The humble cork is perhaps one of the most endearing feature of the wine bottle. While many bottles come with screwcaps in the modern age, Italian wines that hope to emit a classier image tend to stick with corks.
There are certain benefits to cork as well. It’s a completely natural material, which means that it’s the closure of choice for organic wines. Plus, it has a flexibility to it that screwcaps don’t have.
On top of that, cork is completely biodegradable and recyclable. As a result, cork closures don’t cause anywhere near as much environmental damage as screwcaps and synthetic closures. Couple that with how growing cork promotes diversity in natural areas and you have plenty of reasons for why cork is a great closure choice.
But none of these may matter much to you if you end up in the nightmare situation of wanting to uncork an amazing bottle of Italian wine, but you don’t have a corkscrew.
Unfortunately, this lack of convenience is one of the major downfalls of corks, and could be the reason why you’re not sat drinking a glass of wine with this article right now.
A solution that doesn’t require a corkscrew would be perfect for you right about now.
Thankfully, that’s exactly what the team at Xtrawine are going to provide. In fact, we’re going to offer five techniques that you can use to uncork a bottle of wine without a corkscrew.
Technique #1 – Break Out the Tools
If you have a tool box to hand, then you can create a makeshift corkscrew out of a variety of tools. You’ll need a screw that’s long enough to bed into the cork without being so long that it breaks through. You also need a screwdriver and a hammer.
Use the screwdriver to insert the screw into the cork. Be careful not to screw in too far, else you may break some of the cork off into the wine. However, the screw also needs to be deep enough for the next step.
With the screw inserted, wrap the claw of the hammer around the screw and pull. Consistent pressure should see the cork come out, though it will take a little effort.
Technique #2 – Use Your Hands
This isn’t a technique that you can use for every type of Italian wine. In fact, using your hands to unscrew the cork of a still wine generally doesn’t work.
However, things change a little if you have a sparkling wine. The pressure inside the bottle will help you to release the cork.
Use consistent and gentle pressure to unscrew the cork by hand. You may want to use a towel to get a better grip. Don’t pull too hard though, else the cork will pop out too quickly and could cause some damage.
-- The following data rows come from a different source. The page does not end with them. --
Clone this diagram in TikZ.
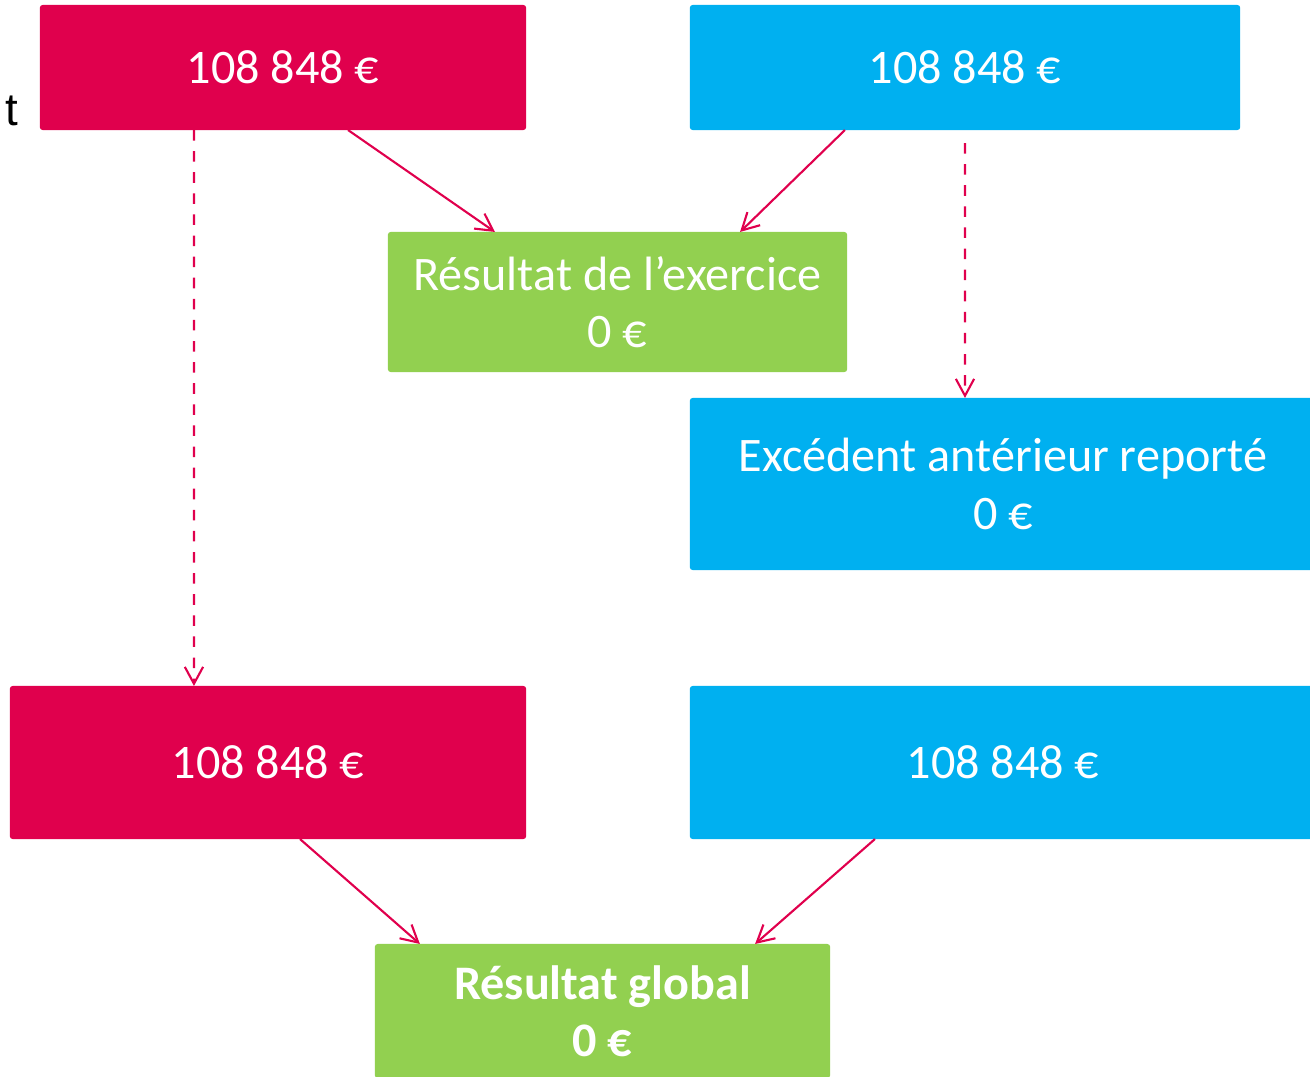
\documentclass[tikz,border=0pt]{standalone}
\usepackage{fontspec}
\setmainfont{Carlito}
\newfontfamily\leftfont{Liberation Sans}
\usetikzlibrary{arrows.meta}
\definecolor{rouge}{HTML}{E0004D}
\definecolor{bleu}{HTML}{00B0F0}
\definecolor{vert}{HTML}{92D050}
\begin{document}
\begin{tikzpicture}[x=0.01cm, y=-0.01cm,
	box/.style={rectangle, rounded corners=0.8pt, inner sep=0pt, outer sep=0pt, text=white, align=center, font=\fontsize{13.7pt}{16.3pt}\selectfont},
	arr/.style={draw=rouge, line width=0.6pt, -{Straight Barb[length=4.8pt, width=5.2pt]}}]
	\useasboundingbox (0, 0) rectangle (1310, 1076);
	\node[anchor=base east, inner sep=0pt, font=\leftfont\fontsize{13pt}{15pt}\selectfont] (t) at (19, 126) {t};
	\node[box, fill=rouge, minimum width=4.86cm, minimum height=1.25cm] (0) at (283, 67.5) {108 848 €};
	\node[box, fill=bleu, minimum width=5.5cm, minimum height=1.25cm] (1) at (965, 67.5) {108 848 €};
	\node[box, fill=vert, minimum width=4.59cm, minimum height=1.4cm] (2) at (617.5, 302) {Résultat de l’exercice\\0 €};
	\node[box, fill=bleu, minimum width=6.26cm, minimum height=1.72cm] (3) at (1003, 484) {Excédent antérieur reporté\\0 €};
	\node[box, fill=rouge, minimum width=5.16cm, minimum height=1.53cm] (4) at (268, 762.5) {108 848 €};
	\node[box, fill=bleu, minimum width=6.26cm, minimum height=1.53cm] (5) at (1003, 762.5) {108 848 €};
	\node[box, fill=vert, minimum width=4.55cm, minimum height=1.34cm, font=\bfseries\fontsize{13.7pt}{16.3pt}\selectfont] (6) at (602.5, 1011) {Résultat global\\0 €};
	\draw[arr] ([xshift=0.65cm]0.south) to ([xshift=-1.225cm]2.north);
	\draw[arr] ([xshift=-1.2cm]1.south) to ([xshift=1.225cm]2.north);
	\draw[arr, dashed] ([xshift=-0.89cm]0.south) to ([xshift=-0.74cm]4.north);
	\draw[arr, dashed] ([yshift=-0.13cm]1.south) to ([xshift=-0.38cm]3.north);
	\draw[arr] ([xshift=0.32cm]4.south) to ([xshift=-1.825cm]6.north);
	\draw[arr] ([xshift=-1.28cm]5.south) to ([xshift=1.525cm]6.north);
\end{tikzpicture}
\end{document}
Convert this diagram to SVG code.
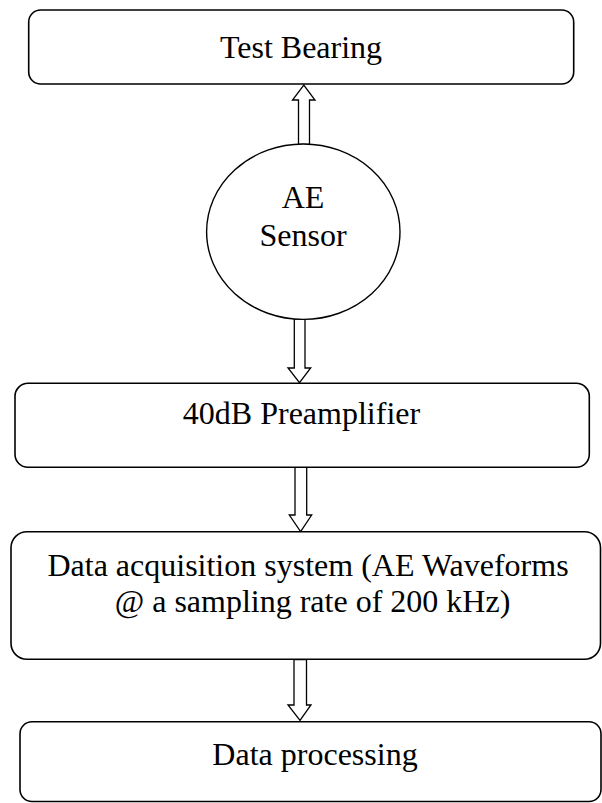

The consistent pressure should release the cork with a pop. Again, this only really works with sparkling wines. You’ll have to use one of the other methods on this list for still wines.
Technique #3 – Push It In
This is only a technique that you should use when you’re opening a bottle of wine that you’re not worried about affecting the quality of. Furthermore, you should avoid this method if it’s an older bottle, as the cork may break under the pressure.
Simply take a wooden spoon and hold it so that the handle points outwards. Rest the handle on top of the cork and apply pressure to push the cork inwards.
This method has plenty of disadvantages though. The cork enters the wine, which immediately changes its complexion. Plus, you can’t get the cork back out of the bottle. This means you’ll need to drink the wine during the course of the evening if it’s to maintain any of its quality.
Technique #4 – Wrap and Smack
This is a bit more of a brute force technique. It still requires care on your part, as going too hard could result in the bottle shattering. Not only do you lose the wine, but there’s also a chance that you cause yourself an injury.
Wrap the bottle in a thick towel – or two if you’re a little more cautious – and hold it firmly.
Now, hit the base of the bottle against a wall. The key here is that you should not use your full strength. Instead, you’re using a lot of small taps to gradually work the cork out of the bottle.
With a little time and effort, the cork will eventually come free. Of course, this method comes with its risks, so it’s a last resort for the truly desperate.
Technique #5 – The Bike Pump Method
If you’re a cyclist or sportsperson, you may have a bicycle or football pump lying around the house.
If that’s the case, you’re in luck. You can use the pump to eject the cork from the bottle.
To do this, the pump needs to have a needle attached that you can plunge into the cork. It also needs to be long enough to go all of the way through the cork, so that the end of the needle actually reaches the air below the cork.
After that, you just slowly pump air into the bottle. Each pump should push the cork upwards slightly, until it eventually comes out of the bottle. Of course, you’re also pumping air into the wine, which could change its complexion.
The Final Word
There’s no getting around the fact that none of these methods are as effective as using a corkscrew.
Some require you to get rather physical with your bottle of wine, and most could lead to you changing the complexion of the wine, either through shaking, pushing the cork into the wine, or pumping air into it.
As a result, these aren’t recommended as the methods that you should always use to open a bottle of Italian wine. Instead, they’re good in a pinch if you need to open a bottle and don’t have a corkscrew handy. Just take care when using them and you should be fine.